EXERCISE DETAILS: Quote every line below exactly and skip any picture.

GIVEN INFORMATION:
• • • •
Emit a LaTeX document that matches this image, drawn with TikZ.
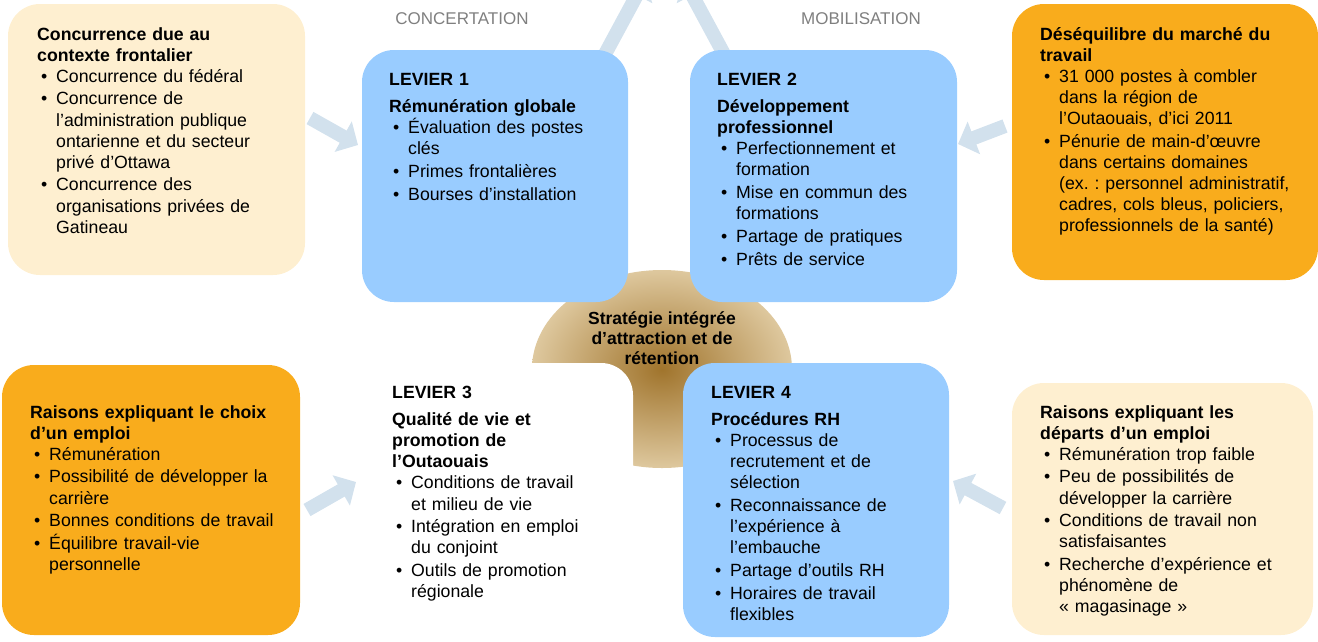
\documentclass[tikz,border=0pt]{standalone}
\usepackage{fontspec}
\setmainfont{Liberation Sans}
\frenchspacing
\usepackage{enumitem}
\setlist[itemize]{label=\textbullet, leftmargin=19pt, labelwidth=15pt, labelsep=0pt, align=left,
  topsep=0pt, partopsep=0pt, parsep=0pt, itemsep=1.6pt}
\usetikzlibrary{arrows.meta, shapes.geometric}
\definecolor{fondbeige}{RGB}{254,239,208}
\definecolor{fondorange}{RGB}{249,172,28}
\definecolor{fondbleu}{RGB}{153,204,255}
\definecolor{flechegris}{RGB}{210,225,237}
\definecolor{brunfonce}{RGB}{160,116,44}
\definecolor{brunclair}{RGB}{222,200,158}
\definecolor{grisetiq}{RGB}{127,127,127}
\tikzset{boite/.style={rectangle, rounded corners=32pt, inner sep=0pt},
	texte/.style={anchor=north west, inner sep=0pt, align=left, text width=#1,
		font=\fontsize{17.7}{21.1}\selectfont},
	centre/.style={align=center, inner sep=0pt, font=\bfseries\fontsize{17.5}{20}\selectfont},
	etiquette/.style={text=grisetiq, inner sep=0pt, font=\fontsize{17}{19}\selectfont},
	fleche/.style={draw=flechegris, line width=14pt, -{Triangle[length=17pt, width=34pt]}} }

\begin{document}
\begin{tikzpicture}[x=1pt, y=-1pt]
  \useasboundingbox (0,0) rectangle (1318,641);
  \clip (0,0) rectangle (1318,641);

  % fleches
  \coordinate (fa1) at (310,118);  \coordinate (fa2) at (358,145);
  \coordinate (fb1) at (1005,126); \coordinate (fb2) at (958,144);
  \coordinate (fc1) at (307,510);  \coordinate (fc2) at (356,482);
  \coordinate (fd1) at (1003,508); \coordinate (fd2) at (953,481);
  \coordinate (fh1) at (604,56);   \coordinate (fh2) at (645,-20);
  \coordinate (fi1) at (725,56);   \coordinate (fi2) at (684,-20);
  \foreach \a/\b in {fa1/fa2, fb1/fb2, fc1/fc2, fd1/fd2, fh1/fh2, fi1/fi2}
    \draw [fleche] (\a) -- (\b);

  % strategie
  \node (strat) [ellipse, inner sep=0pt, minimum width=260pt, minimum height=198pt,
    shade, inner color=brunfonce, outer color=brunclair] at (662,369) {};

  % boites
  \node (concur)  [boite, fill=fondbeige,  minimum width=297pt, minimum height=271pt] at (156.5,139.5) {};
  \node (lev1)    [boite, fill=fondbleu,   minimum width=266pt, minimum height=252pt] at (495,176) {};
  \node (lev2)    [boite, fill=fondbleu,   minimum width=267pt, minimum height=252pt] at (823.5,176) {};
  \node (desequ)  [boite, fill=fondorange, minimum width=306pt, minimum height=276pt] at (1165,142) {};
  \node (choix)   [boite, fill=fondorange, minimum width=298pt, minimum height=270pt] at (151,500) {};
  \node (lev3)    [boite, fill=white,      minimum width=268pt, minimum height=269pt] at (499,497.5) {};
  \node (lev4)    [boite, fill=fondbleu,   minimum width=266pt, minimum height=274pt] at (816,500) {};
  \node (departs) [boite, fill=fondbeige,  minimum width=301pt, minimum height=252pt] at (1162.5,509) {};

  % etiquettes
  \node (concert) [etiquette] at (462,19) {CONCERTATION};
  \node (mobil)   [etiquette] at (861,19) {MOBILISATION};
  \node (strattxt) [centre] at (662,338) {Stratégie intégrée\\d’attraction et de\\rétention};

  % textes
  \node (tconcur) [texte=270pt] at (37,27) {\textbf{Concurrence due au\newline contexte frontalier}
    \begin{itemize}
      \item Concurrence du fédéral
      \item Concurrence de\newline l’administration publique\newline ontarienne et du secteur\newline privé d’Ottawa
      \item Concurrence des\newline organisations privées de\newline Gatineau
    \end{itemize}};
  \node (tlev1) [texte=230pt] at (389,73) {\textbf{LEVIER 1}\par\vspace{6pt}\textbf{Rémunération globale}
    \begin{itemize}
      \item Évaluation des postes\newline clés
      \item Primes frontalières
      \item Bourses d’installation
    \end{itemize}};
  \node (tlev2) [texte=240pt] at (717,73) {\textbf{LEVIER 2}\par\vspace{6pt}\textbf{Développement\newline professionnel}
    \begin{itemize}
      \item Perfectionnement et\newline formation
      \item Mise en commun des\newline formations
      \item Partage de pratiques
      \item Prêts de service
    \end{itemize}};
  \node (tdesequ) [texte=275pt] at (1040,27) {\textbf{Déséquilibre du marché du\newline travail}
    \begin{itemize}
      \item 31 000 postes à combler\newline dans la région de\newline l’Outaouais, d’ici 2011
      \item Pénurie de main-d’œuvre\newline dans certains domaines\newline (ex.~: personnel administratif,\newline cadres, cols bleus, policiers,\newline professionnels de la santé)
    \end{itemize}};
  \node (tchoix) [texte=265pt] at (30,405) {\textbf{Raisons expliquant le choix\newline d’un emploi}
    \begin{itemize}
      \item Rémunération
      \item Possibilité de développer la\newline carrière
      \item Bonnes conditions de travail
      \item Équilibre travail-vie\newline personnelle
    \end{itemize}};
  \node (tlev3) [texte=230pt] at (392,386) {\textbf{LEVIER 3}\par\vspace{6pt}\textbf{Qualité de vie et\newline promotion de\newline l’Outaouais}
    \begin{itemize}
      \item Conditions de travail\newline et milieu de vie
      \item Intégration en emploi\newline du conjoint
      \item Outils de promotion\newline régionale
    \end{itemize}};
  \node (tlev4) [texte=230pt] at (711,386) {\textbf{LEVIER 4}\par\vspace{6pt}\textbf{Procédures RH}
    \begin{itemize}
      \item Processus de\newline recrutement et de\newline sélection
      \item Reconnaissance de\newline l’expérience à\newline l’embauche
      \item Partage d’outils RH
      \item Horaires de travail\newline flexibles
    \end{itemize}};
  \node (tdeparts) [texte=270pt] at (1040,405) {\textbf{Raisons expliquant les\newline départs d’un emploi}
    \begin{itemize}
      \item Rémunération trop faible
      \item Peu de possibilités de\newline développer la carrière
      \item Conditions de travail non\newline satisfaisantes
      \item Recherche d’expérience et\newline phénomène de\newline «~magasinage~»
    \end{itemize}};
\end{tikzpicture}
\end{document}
• • • •
RESPONSE:
Emit a LaTeX document that matches this image, drawn with TikZ.
\documentclass[tikz,border=0pt]{standalone}
\usepackage{fontspec}
\setmainfont{Liberation Sans}
\frenchspacing
\usepackage{enumitem}
\setlist[itemize]{label=\textbullet, leftmargin=19pt, labelwidth=15pt, labelsep=0pt, align=left,
  topsep=0pt, partopsep=0pt, parsep=0pt, itemsep=1.6pt}
\usetikzlibrary{arrows.meta, shapes.geometric}
\definecolor{fondbeige}{RGB}{254,239,208}
\definecolor{fondorange}{RGB}{249,172,28}
\definecolor{fondbleu}{RGB}{153,204,255}
\definecolor{flechegris}{RGB}{210,225,237}
\definecolor{brunfonce}{RGB}{160,116,44}
\definecolor{brunclair}{RGB}{222,200,158}
\definecolor{grisetiq}{RGB}{127,127,127}
\tikzset{boite/.style={rectangle, rounded corners=32pt, inner sep=0pt},
	texte/.style={anchor=north west, inner sep=0pt, align=left, text width=#1,
		font=\fontsize{17.7}{21.1}\selectfont},
	centre/.style={align=center, inner sep=0pt, font=\bfseries\fontsize{17.5}{20}\selectfont},
	etiquette/.style={text=grisetiq, inner sep=0pt, font=\fontsize{17}{19}\selectfont},
	fleche/.style={draw=flechegris, line width=14pt, -{Triangle[length=17pt, width=34pt]}} }

\begin{document}
\begin{tikzpicture}[x=1pt, y=-1pt]
  \useasboundingbox (0,0) rectangle (1318,641);
  \clip (0,0) rectangle (1318,641);

  % fleches
  \coordinate (fa1) at (310,118);  \coordinate (fa2) at (358,145);
  \coordinate (fb1) at (1005,126); \coordinate (fb2) at (958,144);
  \coordinate (fc1) at (307,510);  \coordinate (fc2) at (356,482);
  \coordinate (fd1) at (1003,508); \coordinate (fd2) at (953,481);
  \coordinate (fh1) at (604,56);   \coordinate (fh2) at (645,-20);
  \coordinate (fi1) at (725,56);   \coordinate (fi2) at (684,-20);
  \foreach \a/\b in {fa1/fa2, fb1/fb2, fc1/fc2, fd1/fd2, fh1/fh2, fi1/fi2}
    \draw [fleche] (\a) -- (\b);

  % strategie
  \node (strat) [ellipse, inner sep=0pt, minimum width=260pt, minimum height=198pt,
    shade, inner color=brunfonce, outer color=brunclair] at (662,369) {};

  % boites
  \node (concur)  [boite, fill=fondbeige,  minimum width=297pt, minimum height=271pt] at (156.5,139.5) {};
  \node (lev1)    [boite, fill=fondbleu,   minimum width=266pt, minimum height=252pt] at (495,176) {};
  \node (lev2)    [boite, fill=fondbleu,   minimum width=267pt, minimum height=252pt] at (823.5,176) {};
  \node (desequ)  [boite, fill=fondorange, minimum width=306pt, minimum height=276pt] at (1165,142) {};
  \node (choix)   [boite, fill=fondorange, minimum width=298pt, minimum height=270pt] at (151,500) {};
  \node (lev3)    [boite, fill=white,      minimum width=268pt, minimum height=269pt] at (499,497.5) {};
  \node (lev4)    [boite, fill=fondbleu,   minimum width=266pt, minimum height=274pt] at (816,500) {};
  \node (departs) [boite, fill=fondbeige,  minimum width=301pt, minimum height=252pt] at (1162.5,509) {};

  % etiquettes
  \node (concert) [etiquette] at (462,19) {CONCERTATION};
  \node (mobil)   [etiquette] at (861,19) {MOBILISATION};
  \node (strattxt) [centre] at (662,338) {Stratégie intégrée\\d’attraction et de\\rétention};

  % textes
  \node (tconcur) [texte=270pt] at (37,27) {\textbf{Concurrence due au\newline contexte frontalier}
    \begin{itemize}
      \item Concurrence du fédéral
      \item Concurrence de\newline l’administration publique\newline ontarienne et du secteur\newline privé d’Ottawa
      \item Concurrence des\newline organisations privées de\newline Gatineau
    \end{itemize}};
  \node (tlev1) [texte=230pt] at (389,73) {\textbf{LEVIER 1}\par\vspace{6pt}\textbf{Rémunération globale}
    \begin{itemize}
      \item Évaluation des postes\newline clés
      \item Primes frontalières
      \item Bourses d’installation
    \end{itemize}};
  \node (tlev2) [texte=240pt] at (717,73) {\textbf{LEVIER 2}\par\vspace{6pt}\textbf{Développement\newline professionnel}
    \begin{itemize}
      \item Perfectionnement et\newline formation
      \item Mise en commun des\newline formations
      \item Partage de pratiques
      \item Prêts de service
    \end{itemize}};
  \node (tdesequ) [texte=275pt] at (1040,27) {\textbf{Déséquilibre du marché du\newline travail}
    \begin{itemize}
      \item 31 000 postes à combler\newline dans la région de\newline l’Outaouais, d’ici 2011
      \item Pénurie de main-d’œuvre\newline dans certains domaines\newline (ex.~: personnel administratif,\newline cadres, cols bleus, policiers,\newline professionnels de la santé)
    \end{itemize}};
  \node (tchoix) [texte=265pt] at (30,405) {\textbf{Raisons expliquant le choix\newline d’un emploi}
    \begin{itemize}
      \item Rémunération
      \item Possibilité de développer la\newline carrière
      \item Bonnes conditions de travail
      \item Équilibre travail-vie\newline personnelle
    \end{itemize}};
  \node (tlev3) [texte=230pt] at (392,386) {\textbf{LEVIER 3}\par\vspace{6pt}\textbf{Qualité de vie et\newline promotion de\newline l’Outaouais}
    \begin{itemize}
      \item Conditions de travail\newline et milieu de vie
      \item Intégration en emploi\newline du conjoint
      \item Outils de promotion\newline régionale
    \end{itemize}};
  \node (tlev4) [texte=230pt] at (711,386) {\textbf{LEVIER 4}\par\vspace{6pt}\textbf{Procédures RH}
    \begin{itemize}
      \item Processus de\newline recrutement et de\newline sélection
      \item Reconnaissance de\newline l’expérience à\newline l’embauche
      \item Partage d’outils RH
      \item Horaires de travail\newline flexibles
    \end{itemize}};
  \node (tdeparts) [texte=270pt] at (1040,405) {\textbf{Raisons expliquant les\newline départs d’un emploi}
    \begin{itemize}
      \item Rémunération trop faible
      \item Peu de possibilités de\newline développer la carrière
      \item Conditions de travail non\newline satisfaisantes
      \item Recherche d’expérience et\newline phénomène de\newline «~magasinage~»
    \end{itemize}};
\end{tikzpicture}
\end{document}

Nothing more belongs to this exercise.